Before the month ended, praise for the interim president was drowned out by news of Clark’s selection. A veteran corporate executive, Clark, 63, had been serving on the interim board of trustees of the university.

“I have the full support of the governor, the House and Senate, and board,” says Clark. “­That minimizes the likelihood of failure,” he says, noting the board wanted a person with a “certain set of skills” and has set no turnaround timetable beyond expectations for a steady recovery of the institution.

In Texas, a rookie board of trustees president and new institution president debuted this summer at Texas Southern University. So far so good, says board Chairman Derrick Mitchell, a prominent Houston attorney, noting he is aware HBCU leadership ills are a topic of discussion.

“My job is to help him make as many public introductions around the state as I can,” says Mitchell, referring to Dr. Austin Lane, Texas Southern’s new president.

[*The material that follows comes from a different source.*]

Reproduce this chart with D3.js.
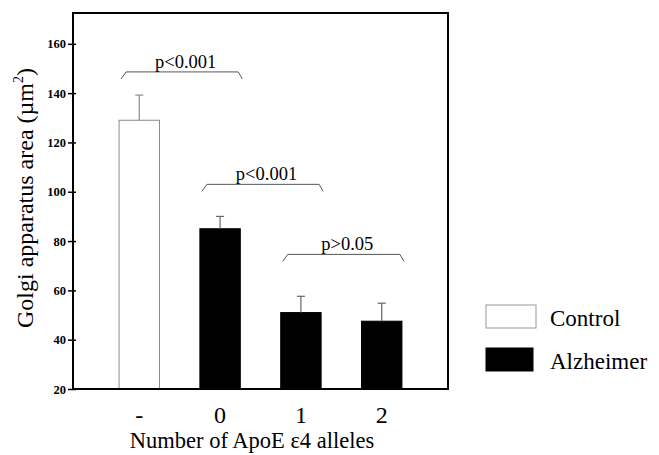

Lane, 45, has worked in Texas higher education for many years, most recently as an administrator at Lone Star College, one of the state’s major community colleges.

Mitchell says the tasks ahead are real challenges, including boosting enrollment, retention and graduation rates (now at 6 percent for four-year counts). Mitchell says he and Lane will be partners in pursuing these goals.

“I think it’s important for the board chairman and new president to be closely aligned and in contact a lot,” says the rookie chairman of the new president as he ticked off a list of places to go and people to meet. “We can avoid landmines. I can help him.”

Correction: An earlier version of this article erroneously included Tuskegee University among HBCUs engaged in a search for a president. Dr. Brian Johnson has been the university’s president since April 29, 2014.